-- AVAILABLE RECORDS --
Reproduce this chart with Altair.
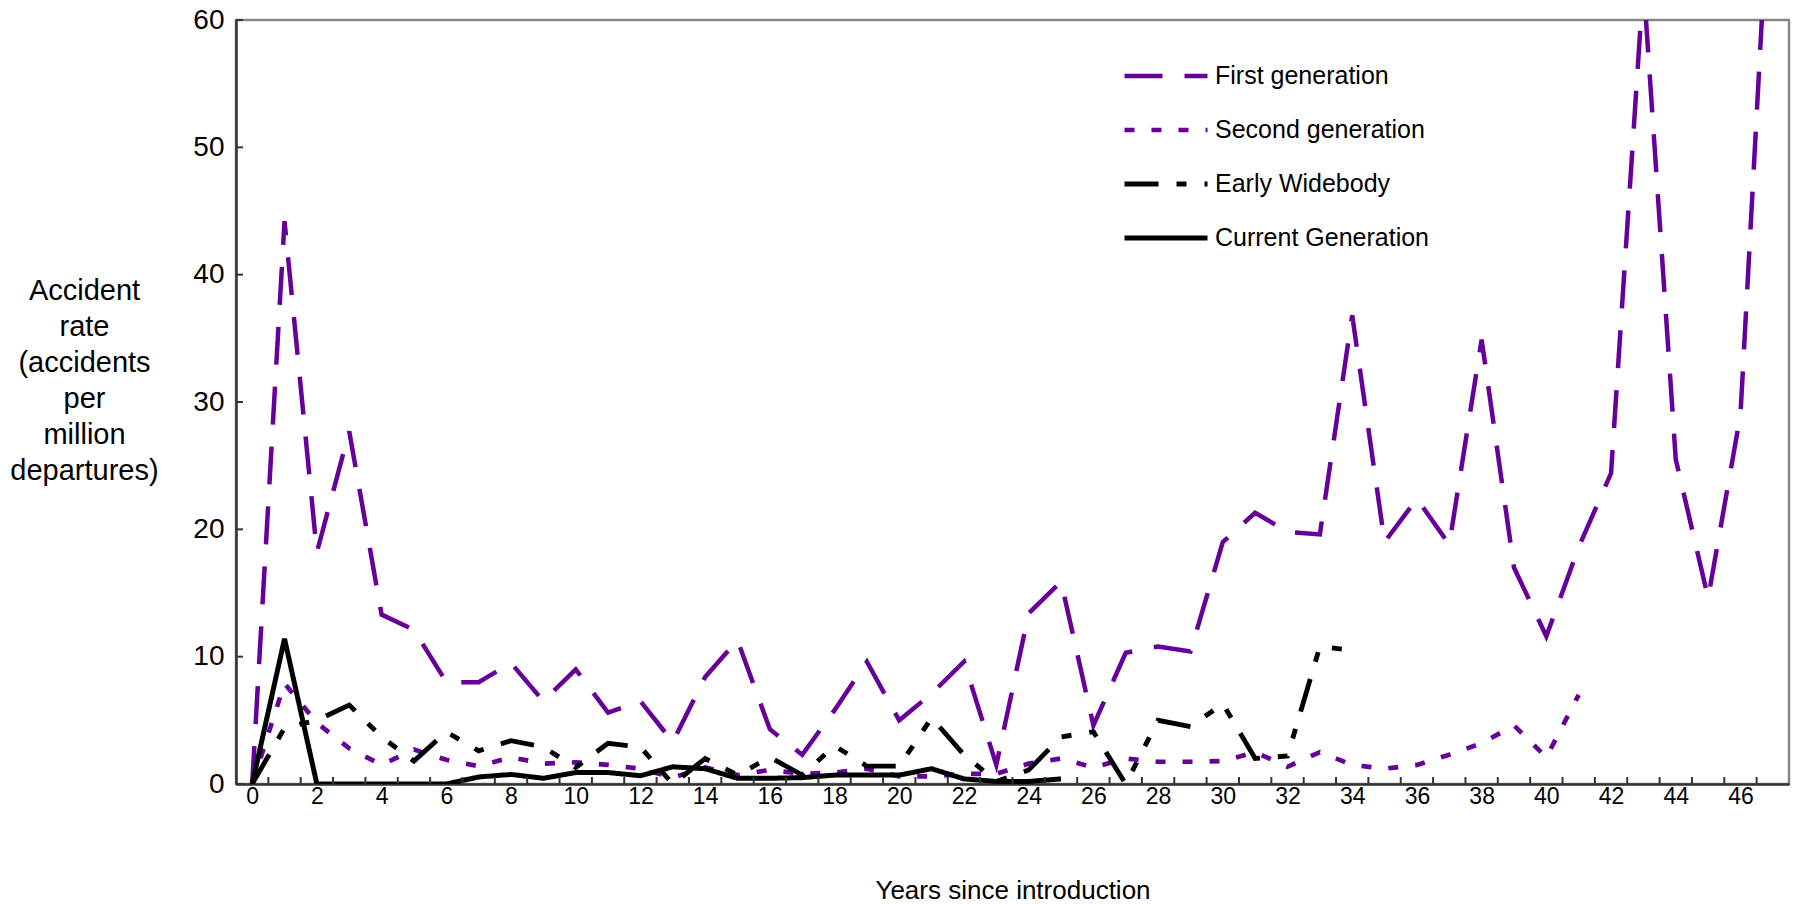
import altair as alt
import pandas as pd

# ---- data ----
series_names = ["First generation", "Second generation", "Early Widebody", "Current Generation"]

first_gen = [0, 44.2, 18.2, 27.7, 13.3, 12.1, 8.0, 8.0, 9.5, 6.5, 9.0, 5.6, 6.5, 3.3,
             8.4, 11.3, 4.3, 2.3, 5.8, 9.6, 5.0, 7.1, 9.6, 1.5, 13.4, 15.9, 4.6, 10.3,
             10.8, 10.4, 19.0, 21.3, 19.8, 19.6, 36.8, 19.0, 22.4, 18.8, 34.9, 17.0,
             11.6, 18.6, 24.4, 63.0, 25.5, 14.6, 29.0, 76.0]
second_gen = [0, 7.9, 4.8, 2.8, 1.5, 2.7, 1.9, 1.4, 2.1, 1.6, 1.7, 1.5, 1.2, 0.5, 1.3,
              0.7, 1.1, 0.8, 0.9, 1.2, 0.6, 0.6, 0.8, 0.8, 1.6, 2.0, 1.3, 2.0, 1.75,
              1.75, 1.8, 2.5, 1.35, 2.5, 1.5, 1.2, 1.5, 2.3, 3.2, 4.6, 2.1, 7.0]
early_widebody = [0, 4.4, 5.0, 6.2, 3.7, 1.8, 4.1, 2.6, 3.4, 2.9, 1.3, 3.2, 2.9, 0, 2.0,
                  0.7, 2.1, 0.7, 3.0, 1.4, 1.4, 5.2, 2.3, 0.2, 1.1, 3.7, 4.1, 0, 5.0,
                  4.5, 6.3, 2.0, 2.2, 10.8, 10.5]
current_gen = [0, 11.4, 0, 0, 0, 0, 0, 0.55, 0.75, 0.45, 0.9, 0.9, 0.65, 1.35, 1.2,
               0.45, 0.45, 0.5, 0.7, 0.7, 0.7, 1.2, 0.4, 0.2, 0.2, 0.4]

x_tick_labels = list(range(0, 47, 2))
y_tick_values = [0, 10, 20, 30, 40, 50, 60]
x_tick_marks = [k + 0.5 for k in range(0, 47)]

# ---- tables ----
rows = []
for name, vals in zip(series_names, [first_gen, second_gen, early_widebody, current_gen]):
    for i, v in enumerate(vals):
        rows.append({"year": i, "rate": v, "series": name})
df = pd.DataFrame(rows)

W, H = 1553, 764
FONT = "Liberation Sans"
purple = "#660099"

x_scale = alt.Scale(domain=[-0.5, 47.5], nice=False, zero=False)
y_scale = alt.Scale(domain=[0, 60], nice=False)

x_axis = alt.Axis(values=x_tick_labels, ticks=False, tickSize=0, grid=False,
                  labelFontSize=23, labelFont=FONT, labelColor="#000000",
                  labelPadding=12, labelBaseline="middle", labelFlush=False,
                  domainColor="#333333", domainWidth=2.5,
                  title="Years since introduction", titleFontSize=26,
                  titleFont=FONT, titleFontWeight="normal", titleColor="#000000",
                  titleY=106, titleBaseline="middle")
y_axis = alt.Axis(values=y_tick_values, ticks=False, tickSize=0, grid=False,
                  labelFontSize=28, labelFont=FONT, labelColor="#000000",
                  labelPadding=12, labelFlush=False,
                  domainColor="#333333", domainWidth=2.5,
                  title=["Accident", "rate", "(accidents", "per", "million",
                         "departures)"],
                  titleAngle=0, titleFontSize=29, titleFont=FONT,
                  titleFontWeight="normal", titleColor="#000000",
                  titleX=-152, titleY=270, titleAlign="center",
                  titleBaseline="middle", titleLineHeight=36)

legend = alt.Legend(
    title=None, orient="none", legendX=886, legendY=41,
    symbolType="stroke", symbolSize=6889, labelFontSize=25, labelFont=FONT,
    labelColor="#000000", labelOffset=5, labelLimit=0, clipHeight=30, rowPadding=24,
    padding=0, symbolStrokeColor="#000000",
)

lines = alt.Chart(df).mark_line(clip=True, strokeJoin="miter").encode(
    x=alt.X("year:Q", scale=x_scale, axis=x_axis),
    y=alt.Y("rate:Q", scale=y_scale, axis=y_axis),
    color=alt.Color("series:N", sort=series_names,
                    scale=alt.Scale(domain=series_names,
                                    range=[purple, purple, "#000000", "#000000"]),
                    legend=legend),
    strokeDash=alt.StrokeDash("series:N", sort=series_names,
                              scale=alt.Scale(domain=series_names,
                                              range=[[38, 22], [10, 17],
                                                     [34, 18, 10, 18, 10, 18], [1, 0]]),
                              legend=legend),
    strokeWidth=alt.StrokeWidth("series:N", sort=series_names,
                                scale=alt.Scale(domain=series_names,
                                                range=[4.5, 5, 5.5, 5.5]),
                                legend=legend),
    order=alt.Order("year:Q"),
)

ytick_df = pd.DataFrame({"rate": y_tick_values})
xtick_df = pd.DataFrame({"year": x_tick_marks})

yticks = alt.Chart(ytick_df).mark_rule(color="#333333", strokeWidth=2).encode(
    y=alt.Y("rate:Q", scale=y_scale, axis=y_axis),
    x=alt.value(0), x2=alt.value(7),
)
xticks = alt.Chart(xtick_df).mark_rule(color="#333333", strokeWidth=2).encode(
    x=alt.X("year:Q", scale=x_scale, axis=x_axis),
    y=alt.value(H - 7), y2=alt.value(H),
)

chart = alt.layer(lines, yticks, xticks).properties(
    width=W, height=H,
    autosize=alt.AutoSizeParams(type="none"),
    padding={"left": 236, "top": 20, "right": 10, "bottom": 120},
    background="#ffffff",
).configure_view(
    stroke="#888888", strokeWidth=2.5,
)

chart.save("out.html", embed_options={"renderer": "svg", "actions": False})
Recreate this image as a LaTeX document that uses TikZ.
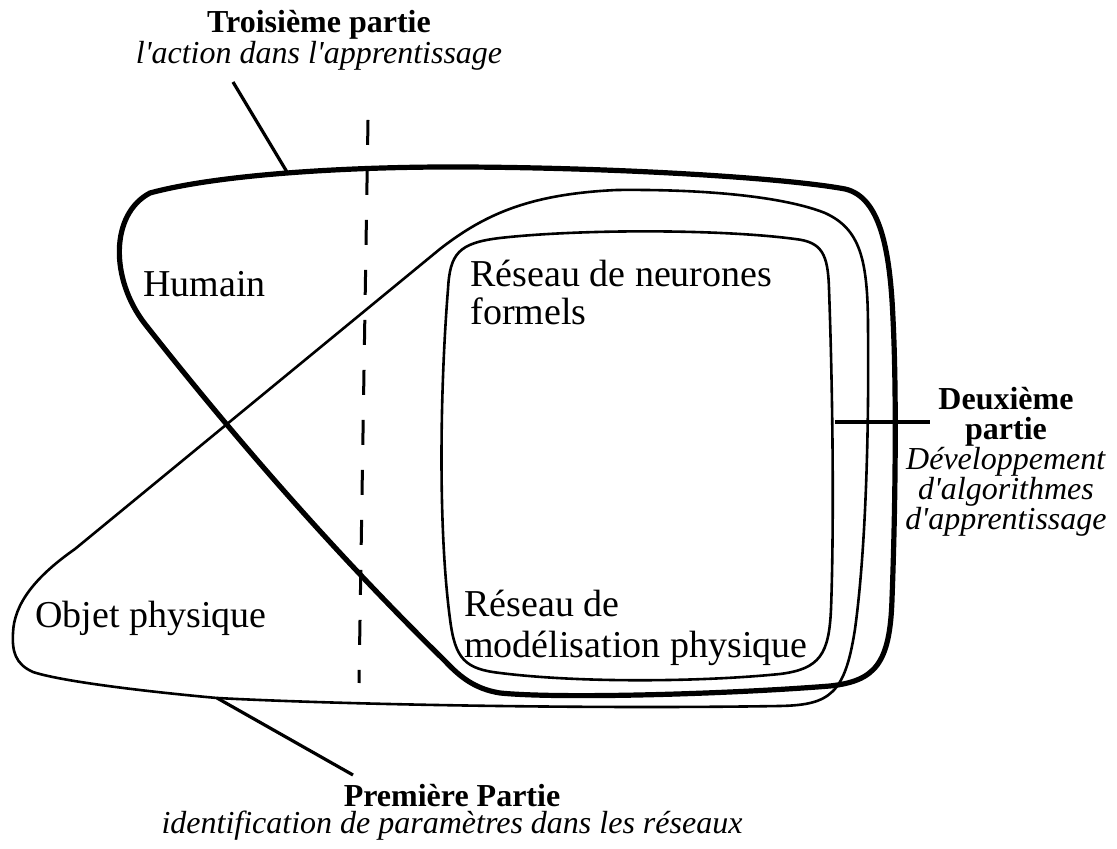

-- STATED PROBLEM --
Repeat all of the records verbatim, leaving out the pictures.

-- SOLUTION TO THE EXERCISE --
Reproduce this chart with Altair.
import altair as alt
import pandas as pd

# ---- data ----
series_names = ["First generation", "Second generation", "Early Widebody", "Current Generation"]

first_gen = [0, 44.2, 18.2, 27.7, 13.3, 12.1, 8.0, 8.0, 9.5, 6.5, 9.0, 5.6, 6.5, 3.3,
             8.4, 11.3, 4.3, 2.3, 5.8, 9.6, 5.0, 7.1, 9.6, 1.5, 13.4, 15.9, 4.6, 10.3,
             10.8, 10.4, 19.0, 21.3, 19.8, 19.6, 36.8, 19.0, 22.4, 18.8, 34.9, 17.0,
             11.6, 18.6, 24.4, 63.0, 25.5, 14.6, 29.0, 76.0]
second_gen = [0, 7.9, 4.8, 2.8, 1.5, 2.7, 1.9, 1.4, 2.1, 1.6, 1.7, 1.5, 1.2, 0.5, 1.3,
              0.7, 1.1, 0.8, 0.9, 1.2, 0.6, 0.6, 0.8, 0.8, 1.6, 2.0, 1.3, 2.0, 1.75,
              1.75, 1.8, 2.5, 1.35, 2.5, 1.5, 1.2, 1.5, 2.3, 3.2, 4.6, 2.1, 7.0]
early_widebody = [0, 4.4, 5.0, 6.2, 3.7, 1.8, 4.1, 2.6, 3.4, 2.9, 1.3, 3.2, 2.9, 0, 2.0,
                  0.7, 2.1, 0.7, 3.0, 1.4, 1.4, 5.2, 2.3, 0.2, 1.1, 3.7, 4.1, 0, 5.0,
                  4.5, 6.3, 2.0, 2.2, 10.8, 10.5]
current_gen = [0, 11.4, 0, 0, 0, 0, 0, 0.55, 0.75, 0.45, 0.9, 0.9, 0.65, 1.35, 1.2,
               0.45, 0.45, 0.5, 0.7, 0.7, 0.7, 1.2, 0.4, 0.2, 0.2, 0.4]

x_tick_labels = list(range(0, 47, 2))
y_tick_values = [0, 10, 20, 30, 40, 50, 60]
x_tick_marks = [k + 0.5 for k in range(0, 47)]

# ---- tables ----
rows = []
for name, vals in zip(series_names, [first_gen, second_gen, early_widebody, current_gen]):
    for i, v in enumerate(vals):
        rows.append({"year": i, "rate": v, "series": name})
df = pd.DataFrame(rows)

W, H = 1553, 764
FONT = "Liberation Sans"
purple = "#660099"

x_scale = alt.Scale(domain=[-0.5, 47.5], nice=False, zero=False)
y_scale = alt.Scale(domain=[0, 60], nice=False)

x_axis = alt.Axis(values=x_tick_labels, ticks=False, tickSize=0, grid=False,
                  labelFontSize=23, labelFont=FONT, labelColor="#000000",
                  labelPadding=12, labelBaseline="middle", labelFlush=False,
                  domainColor="#333333", domainWidth=2.5,
                  title="Years since introduction", titleFontSize=26,
                  titleFont=FONT, titleFontWeight="normal", titleColor="#000000",
                  titleY=106, titleBaseline="middle")
y_axis = alt.Axis(values=y_tick_values, ticks=False, tickSize=0, grid=False,
                  labelFontSize=28, labelFont=FONT, labelColor="#000000",
                  labelPadding=12, labelFlush=False,
                  domainColor="#333333", domainWidth=2.5,
                  title=["Accident", "rate", "(accidents", "per", "million",
                         "departures)"],
                  titleAngle=0, titleFontSize=29, titleFont=FONT,
                  titleFontWeight="normal", titleColor="#000000",
                  titleX=-152, titleY=270, titleAlign="center",
                  titleBaseline="middle", titleLineHeight=36)

legend = alt.Legend(
    title=None, orient="none", legendX=886, legendY=41,
    symbolType="stroke", symbolSize=6889, labelFontSize=25, labelFont=FONT,
    labelColor="#000000", labelOffset=5, labelLimit=0, clipHeight=30, rowPadding=24,
    padding=0, symbolStrokeColor="#000000",
)

lines = alt.Chart(df).mark_line(clip=True, strokeJoin="miter").encode(
    x=alt.X("year:Q", scale=x_scale, axis=x_axis),
    y=alt.Y("rate:Q", scale=y_scale, axis=y_axis),
    color=alt.Color("series:N", sort=series_names,
                    scale=alt.Scale(domain=series_names,
                                    range=[purple, purple, "#000000", "#000000"]),
                    legend=legend),
    strokeDash=alt.StrokeDash("series:N", sort=series_names,
                              scale=alt.Scale(domain=series_names,
                                              range=[[38, 22], [10, 17],
                                                     [34, 18, 10, 18, 10, 18], [1, 0]]),
                              legend=legend),
    strokeWidth=alt.StrokeWidth("series:N", sort=series_names,
                                scale=alt.Scale(domain=series_names,
                                                range=[4.5, 5, 5.5, 5.5]),
                                legend=legend),
    order=alt.Order("year:Q"),
)

ytick_df = pd.DataFrame({"rate": y_tick_values})
xtick_df = pd.DataFrame({"year": x_tick_marks})

yticks = alt.Chart(ytick_df).mark_rule(color="#333333", strokeWidth=2).encode(
    y=alt.Y("rate:Q", scale=y_scale, axis=y_axis),
    x=alt.value(0), x2=alt.value(7),
)
xticks = alt.Chart(xtick_df).mark_rule(color="#333333", strokeWidth=2).encode(
    x=alt.X("year:Q", scale=x_scale, axis=x_axis),
    y=alt.value(H - 7), y2=alt.value(H),
)

chart = alt.layer(lines, yticks, xticks).properties(
    width=W, height=H,
    autosize=alt.AutoSizeParams(type="none"),
    padding={"left": 236, "top": 20, "right": 10, "bottom": 120},
    background="#ffffff",
).configure_view(
    stroke="#888888", strokeWidth=2.5,
)

chart.save("out.html", embed_options={"renderer": "svg", "actions": False})
Recreate this image as a LaTeX document that uses TikZ.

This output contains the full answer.